|Algol 68 think!mit-eddie!cullvax!drw (1987-04-22)|
|Re: Algol 68 firstname.lastname@example.org (1987-08-13)|
|Re: Algol 68 harvard!ut-sally!utah-cs!shebs (1987-08-14)|
|Re: Algol 68 email@example.com (1987-08-15)|
|Re: Algol 68 harvard!rutgers!petsd!cjh (1987-08-19)|
|Re: Algol 68 harvard!seismo!mcvax!doc.ic.ac.uk!cdsm (Chris Moss) (1987-08-26)|
|Date:||26 Aug 87 12:21:27 GMT|
|References:||<646@ima.ISC.COM> <648@ima.ISC.COM> <675@ima.ISC.COM>|
|From:||Chris Moss <harvard!seismo!mcvax!doc.ic.ac.uk!cdsm>|
|Organization:||Dept. of Computing, Imperial College, London, UK.|
In article <675@ima.ISC.COM> harvard!rutgers!petsd!cjh writes:
>Can someone propose an alternative to attribute grammars, as a
>way to specify context-sensitive syntax in a form suitable
>for machine processing? I would be interested to know. The
>answer doesn't have to solve the *whole* problem of compilation;
>if you can bite off a substantial chunk, that's worth while.
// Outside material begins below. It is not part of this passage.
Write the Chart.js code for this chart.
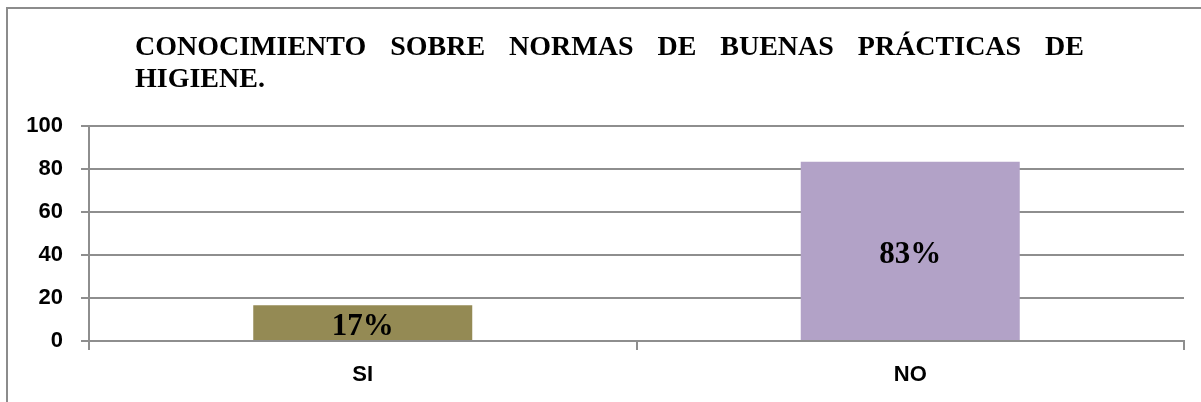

Definite Clause Grammars, or Metamorphosis Grammars to use an earlier
title, do pretty well. They are just a wrapped up form of Prolog (i.e. they
have full unification). Before you say that's even worse than AGs,
I've been comparing YACC/Modula runtimes with compiled Prolog times for a
small compiler recently and they aren't too different. (I'm not making any
claims about space! :-).
For details see my thesis (I.C. 1981) or paper in Lisp&FunPL Conf 1982.